La política muchas veces se parece a la física y entonces parece como si una fuerza de gravedad se impusiera con la prepotencia de lo inevitable. Es lo que sucede en la escena electoral que se perfila para este decisivo 2019, donde las candidaturas de Macri y Cristina van camino a consolidarse pese a la catarata de argumentos que intentan demostrar la inconveniencia de semejante choque de trenes.
Se escucha por ahí: “tanto el oficialismo como la oposición cuentan con candidatos mejor posicionados para ganar”; “ella concentra un nivel de rechazo que dificulta su triunfo en el balotaje; él es el máximo responsable del pésimo gobierno que concluye”; “tanto la expresidenta como el actual jefe de estado tendrán serios problemas para gobernar en el caso de que ganen”. Se podría incluso pensar, en un giro psicologista casi siempre banal, que hasta los propios protagonistas desearían en su fuero íntimo pasarle la posta a algún relevo con ímpetu que descoloque al enemigo. Pero el desenlace resulta tan dramático que no hay lugar para introducir alternativas.
fin de ciclo
Mi hipótesis es que nos preparamos para vivir el último capítulo de la polarización que organizó al sistema político argentino en lo que va del siglo veintiuno. Kirchnerismo y macrismo tienen en común el haberse constituido como los pilares de la representación luego del acontecimiento que marcó un antes y un después en nuestra historia reciente: la crisis de 2001.
Desde entonces, tanto el languidecimiento del partido radical como la pérdida de capacidad hegemónica del peronismo confirmaron el ocaso de la matriz bipartidista. Aquel formato de la gobernabilidad que se fundó en las identidades tradicionales y estaba orientado a la búsqueda de consensos a través de un pacto entre las élites, terminó sumido en la mayor de las impotencias incapaz de cuestionar el recetario neoliberal triunfante.
Desde la transversalidad ideada por Néstor Kirchner en 2003 hasta el Frente Patriótico que hoy procura conformar Cristina, la manera de inyectarle legitimidad a “la política” supone priorizar la dimensión simbólica y discursiva por sobre la articulación de sujetos sociales, utiliza la confrontación como galvanizador que otorga sentido a la propia fuerza, y concentra las decisiones en el punto mas alto de la cadena de mando para neutralizar las presiones de los múltiples factores de poder. Son los axiomas básicos del populismo en su versión posmoderna. Y son también, para sorpresa de muchos, los rasgos que determinan el accionar de la escudería PRO: todo el poder al marketing, la herencia como piedra filosofal, subordinación a los deseos del dueño de la pelota amarilla.

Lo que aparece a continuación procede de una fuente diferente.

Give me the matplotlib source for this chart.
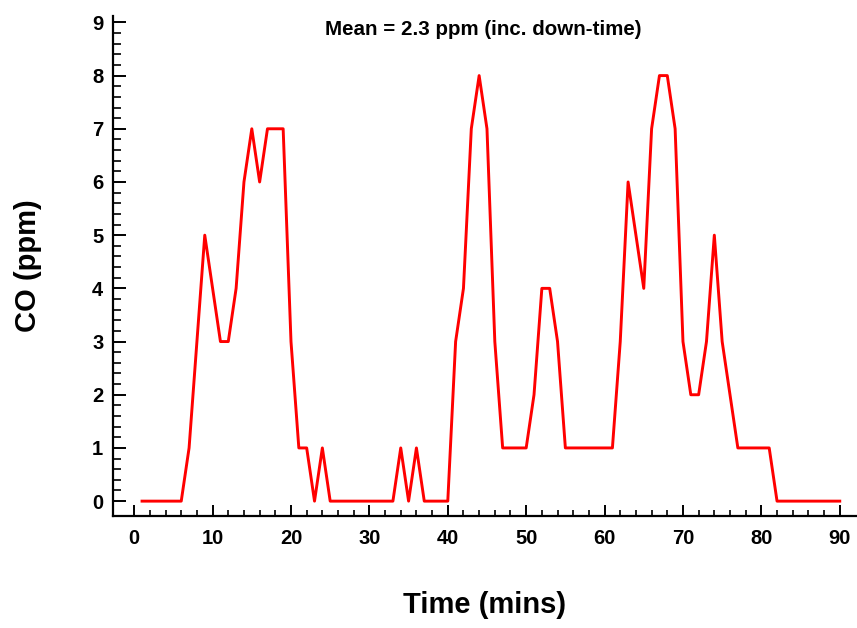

En estas condiciones la polarización se sostiene gracias al intenso rechazo por el adversario, antes que por la adhesión que motiva el elegido para gobernar. En los comicios que se avecinan no ganará quien enamore y genere esperanzas, sino que perderá aquel que concentre la bronca y las frustraciones de las mayorías.
el día después
Quienes tienen la destreza de levantar un segundo el mentón para pispear cómo será el día después, saben que el ganador de la contienda la va a tener difícil. Sumidos en una formidable crisis económica sin horizonte de salida, con un contexto internacional pantanoso que se deteriora a cada instante, atrapados en un torbellino social de pasiones tristes donde prima el desaliento y crece la bronca, cuesta imaginar de dónde saldrán los recursos simbólicos y materiales para un gobierno decente.
Pero hay otra proyección que también puede avizorarse desde ahora: el perdedor del balotaje va a quedar definitivamente fuera de juego. Una derrota de Cristina abriría un proceso de profundo replanteo en las filas kirchneristas con el objetivo de buscar nuevos liderazgos y así evitar la disgregación. Si el vencido fuera el presidente lo que quede del macrismo sufrirá una metamorfosis inevitable porque quienes vienen atrás deplegarán su propia voluntad de poder.
¿Cómo se reconfigurará el sistema político cuando se apague uno de los vértices que animaron la polarización? ¿Se abrirán las compuertas para una radicalización de derecha como indica el caso brasilero? ¿Resurgirá de las cenizas un consenso centrista con la módica consigna de bancar los trapos de una gobernabilidad que tiene casi nada para ofrecer? ¿O cundirá otra vez el descontento como una fuerza de ruptura salvaje que nadie sabe a dónde va? Son apenas algunas preguntas que vale la pena dejar formuladas antes de que comience la batalla.